The axial and equatorial protons in cyclohexane can be distinguished by performing a variable-temperature NMR experiment. In this process, except for one proton, the remaining eleven protons are replaced by deuterium. The deuterium substitution avoids the possible peak splitting caused by the spin-spin coupling between the adjacent protons. The remaining proton flips between the axial and equatorial positions.

Figure 1. The temperature-dependent proton NMR spectra of cyclohexane.

Figure 1 depicts the proton NMR spectrum of the deuterium substituted sample, recorded at various temperatures. At room temperature, the rapid ring flipping of cyclohexane results in a single sharp peak. As the temperature is lowered to −60°C, the rate of chair-chair interconversion reduces, resulting in the broadening of the peak.

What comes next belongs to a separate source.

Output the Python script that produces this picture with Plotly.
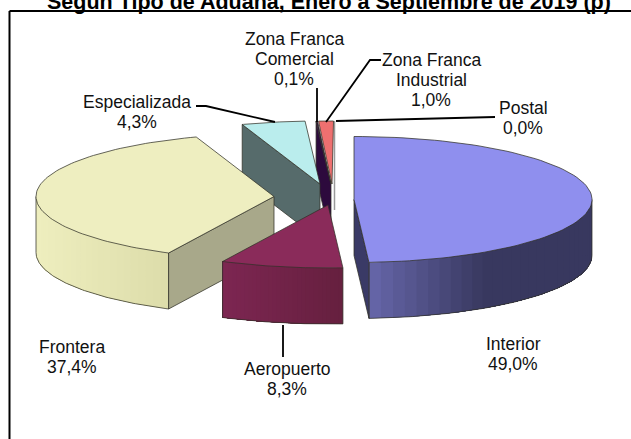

Further lowering of the temperature broadens the peak, forming a saddle that splits into two peaks. On reaching a temperature lower than −89°C, two sharp, well-resolved peaks corresponding to the equatorial and axial protons are formed. The peaks corresponding to the equatorial and axial protons occur at δ 1.62 and 1.14, respectively. At such low temperatures, the rate of chair-chair interconversion is reduced significantly, enabling the detection of the two distinct sets of protons on the NMR time scale.